What Is Log File Analysis?

Log file analysis uses log, or records, from web servers to measure the crawl behavior of search engines and determine potential issues or opportunities for SEO. 

With every HTTP request for a web page or resource (such as an image, CSS or JavaScript file), request headers are sent to the server that identify the client, or browser, that is requesting the page. The initial response, or HTTP status code, from the web server is included as well.

On most web servers, these request logs are recorded and stored for a period of time (how long usually depends on how much traffic the server gets and how quickly log data accumulates). 

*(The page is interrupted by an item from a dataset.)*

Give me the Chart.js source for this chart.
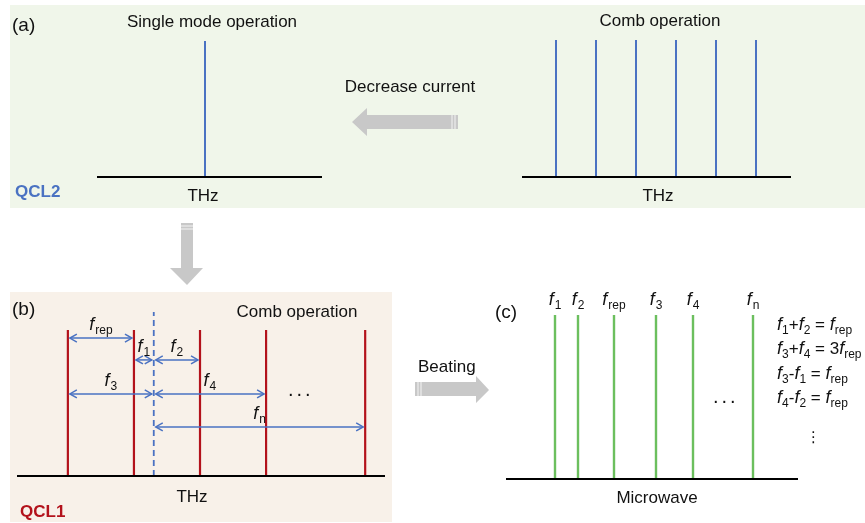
<!DOCTYPE html>
<html>
<head>
<meta charset="utf-8">
<script src="https://cdn.jsdelivr.net/npm/chart.js@4.4.1/dist/chart.umd.min.js"></script>
<style>
    body {
        margin: 0;
        width: 865px;
        height: 523px;
        position: relative;
        overflow: hidden;
        background: #fff;
        font-family: "Liberation Sans", Arial, sans-serif;
        color: #111;
    }
    .box { position: absolute; }
    .box--a { left: 10px; top: 5px; width: 855px; height: 203px; background: #f0f6ea; }
    .box--b { left: 10px; top: 292px; width: 382px; height: 230px; background: #f8f1e9; }
    canvas { position: absolute; left: 0; top: 0; }
    svg { position: absolute; left: 0; top: 0; }
    .t { position: absolute; line-height: 1; white-space: nowrap; }
    .t sub { font-size: 12px; vertical-align: -4px; line-height: 0; }
    .t i { font-size: 18px; }
</style>
</head>
<body>
<div class="box box--a"></div>
<div class="box box--b"></div>

<svg width="865" height="523">
    <g fill="#c8c8c8">
        <polygon points="352,122 367,108 367,115 458,115 458,129 367,129 367,136"/>
        <polygon points="181,223 193,223 193,268 203,268 187,285 170,268 181,268"/>
        <polygon points="415,382 476,382 476,376 489,390 476,403 476,396 415,396"/>
    </g>
    <g stroke="#fff" stroke-width="0.8">
        <line x1="452" y1="115" x2="452" y2="129"/><line x1="455" y1="115" x2="455" y2="129"/>
        <line x1="181" y1="226" x2="193" y2="226"/><line x1="181" y1="229" x2="193" y2="229"/>
        <line x1="418" y1="382" x2="418" y2="396"/><line x1="421" y1="382" x2="421" y2="396"/>
    </g>
</svg>

<canvas id="chartA1" width="865" height="523"></canvas>
<canvas id="chartA2" width="865" height="523"></canvas>
<canvas id="chartB" width="865" height="523"></canvas>
<canvas id="chartC" width="865" height="523"></canvas>

<script>
// mode positions (in mode-spacing units) and beat frequencies
const aLeftModes = [3];
const aRightModes = [1, 2, 3, 4, 5, 6];
const bModes = [1, 2, 3, 4, 5.5];
const bRefLine = 2.3;   // dashed line (QCL2 single mode)
const bArrowFrom = [1, 2, 2.3, 1, 2.3, 2.3];
const bArrowTo = [2, 2.3, 3, 2.3, 4, 5.5];
const bArrowLevel = [0.945, 0.795, 0.795, 0.562, 0.562, 0.336];
const bArrowNames = ['rep', '1', '2', '3', '4', 'n'];
const cBeatNames = ['1', '2', 'rep', '3', '4', 'n'];
const cBeatFreqs = [4.9, 7.2, 10.8, 15, 18.7, 24.7];
const eqLines = [
    '<i>f</i><sub>1</sub>+<i>f</i><sub>2</sub> = <i>f</i><sub>rep</sub>',
    '<i>f</i><sub>3</sub>+<i>f</i><sub>4</sub> = 3<i>f</i><sub>rep</sub>',
    '<i>f</i><sub>3</sub>-<i>f</i><sub>1</sub> = <i>f</i><sub>rep</sub>',
    '<i>f</i><sub>4</sub>-<i>f</i><sub>2</sub> = <i>f</i><sub>rep</sub>'
];

const W = 865, H = 523;
const BLUE = '#4a72c2', RED = '#b3121b', GREEN = '#6cbf5e';
const FONT = '"Liberation Sans", Arial, sans-serif';

function stems(xs, color, width, top, dash) {
    return xs.map(x => ({
        data: [{ x: x, y: 0 }, { x: x, y: top }],
        borderColor: color,
        borderWidth: width,
        borderDash: dash || [],
        showLine: true,
        pointRadius: 0,
        clip: false
    }));
}

function axisLine(min, max) {
    return {
        data: [{ x: min, y: 0 }, { x: max, y: 0 }],
        borderColor: '#000',
        borderWidth: 2.2,
        showLine: true,
        pointRadius: 0,
        clip: false
    };
}

// area = [left, top, right, bottom] in page pixels
function makeChart(id, area, xmin, xmax, datasets, plugins) {
    return new Chart(document.getElementById(id), {
        type: 'scatter',
        data: { datasets: datasets },
        options: {
            responsive: false,
            animation: false,
            events: [],
            layout: { padding: { left: area[0], top: area[1], right: W - area[2], bottom: H - area[3] } },
            plugins: { legend: { display: false }, tooltip: { enabled: false } },
            scales: {
                x: { type: 'linear', min: xmin, max: xmax, display: false },
                y: { min: 0, max: 1, display: false }
            }
        },
        plugins: plugins || []
    });
}

// italic f with subscript, centred at cx
function fLabel(ctx, cx, base, sub) {
    ctx.font = 'italic 18px ' + FONT;
    const wf = ctx.measureText('f').width;
    ctx.font = '12px ' + FONT;
    const ws = ctx.measureText(sub).width;
    const x0 = cx - (wf + ws + 1) / 2;
    ctx.fillStyle = '#111';
    ctx.textBaseline = 'alphabetic';
    ctx.textAlign = 'left';
    ctx.font = 'italic 18px ' + FONT;
    ctx.fillText('f', x0, base);
    ctx.font = '12px ' + FONT;
    ctx.fillText(sub, x0 + wf + 1, base + 4);
}

function arrowHead(ctx, x, y, dir) {
    ctx.beginPath();
    ctx.moveTo(x + dir * 7, y - 4);
    ctx.lineTo(x, y);
    ctx.lineTo(x + dir * 7, y + 4);
    ctx.stroke();
}

const bArrowPlugin = {
    id: 'bArrows',
    afterDatasetsDraw(chart) {
        const { ctx, scales: { x, y } } = chart;
        ctx.save();
        ctx.strokeStyle = BLUE;
        ctx.lineWidth = 1.5;
        bArrowFrom.forEach((f, i) => {
            const x0 = x.getPixelForValue(f) + 2;
            const x1 = x.getPixelForValue(bArrowTo[i]) - 2;
            const yy = y.getPixelForValue(bArrowLevel[i]);
            ctx.beginPath();
            ctx.moveTo(x0, yy);
            ctx.lineTo(x1, yy);
            ctx.stroke();
            arrowHead(ctx, x0, yy, 1);
            arrowHead(ctx, x1, yy, -1);
            fLabel(ctx, (x0 + x1) / 2, yy - 8, bArrowNames[i]);
        });
        ctx.restore();
    }
};

const cLabelPlugin = {
    id: 'cLabels',
    afterDatasetsDraw(chart) {
        const { ctx, scales: { x } } = chart;
        ctx.save();
        cBeatFreqs.forEach((f, i) => {
            fLabel(ctx, x.getPixelForValue(f), chart.chartArea.top - 10, cBeatNames[i]);
        });
        ctx.restore();
    }
};

// (a) single mode, QCL2
makeChart('chartA1', [97, 41, 322, 177], 0.3, 5.925,
    [axisLine(0.3, 5.925)].concat(stems(aLeftModes, BLUE, 2, 1)));
// (a) comb
makeChart('chartA2', [522, 40, 791, 177], 0.15, 6.875,
    [axisLine(0.15, 6.875)].concat(stems(aRightModes, BLUE, 2, 1)));
// (b) comb QCL1
makeChart('chartB', [17, 330, 385, 476], 0.23, 5.8,
    [axisLine(0.23, 5.8)]
        .concat(stems(bModes, RED, 2.2, 1))
        .concat(stems([bRefLine], BLUE, 1.8, 1.123, [6, 4])),
    [bArrowPlugin]);
// (c) microwave beat notes
makeChart('chartC', [506, 315, 798, 479], 0, 29.2,
    [axisLine(0, 29.2)].concat(stems(cBeatFreqs, GREEN, 2.4, 1)),
    [cLabelPlugin]);

// text
function txt(html, x, base, size, opts) {
    opts = opts || {};
    const d = document.createElement('div');
    d.className = 't';
    d.innerHTML = html;
    d.style.fontSize = size + 'px';
    d.style.top = (base - 0.8465 * size) + 'px';
    if (opts.center) {
        d.style.left = (x - 200) + 'px';
        d.style.width = '400px';
        d.style.textAlign = 'center';
    } else {
        d.style.left = x + 'px';
    }
    if (opts.style) Object.assign(d.style, opts.style);
    document.body.appendChild(d);
}

txt('(a)', 12, 31.5, 19);
txt('Single mode operation', 212, 27, 17, { center: true });
txt('Comb operation', 660, 26, 17, { center: true });
txt('Decrease current', 410, 92, 17, { center: true });
txt('THz', 203, 201, 17, { center: true });
txt('THz', 658, 201, 17, { center: true });
txt('QCL2', 15, 197, 17, { style: { fontWeight: 'bold', color: BLUE } });

txt('(b)', 12, 315, 19);
txt('Comb operation', 297, 317, 17, { center: true });
txt('THz', 192, 502, 17, { center: true });
txt('QCL1', 20, 517, 17, { style: { fontWeight: 'bold', color: RED } });
txt('...', 288, 396, 20, { style: { letterSpacing: '3px' } });

txt('Beating', 418, 372, 17);

txt('(c)', 495, 318, 19);
txt('Microwave', 657, 503, 17, { center: true });
txt('...', 713, 403, 20, { style: { letterSpacing: '3px' } });
eqLines.forEach((s, i) => txt(s, 777, 329 + i * 24.5, 17));
txt('&#8942;', 806, 443, 15, { style: { fontFamily: '"DejaVu Sans", sans-serif' } });
</script>
</body>
</html>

These headers indicate the User Agent requesting the content and include some detail on its features, which servers use to return the most suitable code and content to the client or browser. 

Search engines use automated crawlers (or “bots”) to discover, render and index web content. These crawlers are identifiable by their User Agents, which are shared publicly:

Log file analysis for SEO focuses on the crawling behavior of search engine crawlers in particular, excluding other User Agents.

The Data Included in Log Files

The data contained within log files is normally limited to basic information:

  • URL path of the requested resource
  • Query string of the requested resource
  • User Agent requesting the resource
  • IP address (or physical location) of the User Agent
  • Time stamp (when the request was received)
  • Request type (GET or POST, indicating whether the request is to receive or provide data)
  • HTTP or status code of the server’s response

The Purpose of Log File Analysis for SEO

While log file analysis can be used for a variety of objectives, in SEO the primary aims are usually to:

  1. Identify problematic pages or sections that cause search engines to waste resources, crawling low value or invalid URLs
    • For example, search engine crawlers may discover and crawl apparent URLs in JavaScript code that are invalid or do not contain useful content – these can be blocked via robots.txt
  2. Monitor the HTTP status codes returned to search engine crawlers, which impact the rendering, indexing and ranking of pages in search results
    • For example, search engine crawlers may receive a large number of 302 redirects from a web server (which may not pass authority/PageRank or other indexing properties) – these redirects can be changed to 301 redirects, or the references to these redirected URLs can be updated to new/valid destination URLs
  3. Otherwise optimize crawl budget to ensure search engines can efficiently access pages intended for search results

How To Do Log Analysis

The process of analyzing log data can be a complex technical process, but it is summarized in three basic steps:

  1. Collect/export the right log data (usually filtered for search engine crawler User Agents only) for as wide a time frame as possible
    • While there is no “right” amount of time, two months (8 weeks) of search engine crawler logs is often sufficient 
  2. Parse log data to convert it into a format readable by data analysis tools (often tabular format for use in databases or spreadsheets)
    • This technical step often requires Python/similar programming to collect data fields from logs and convert them to CSV or database file format
  3. Group and visualize log data as needed (typically by date, pagetype and status code) and analyze it for issues and opportunities

While log data is usually simple in format, it can quickly add-up to gigabytes of data even when filtered for requests from search engine crawlers in a limited time frame. This data is often too large for desktop analysis tools like Excel.

It is often most efficient to use specialized log analysis software to parse, organize and visualize log data.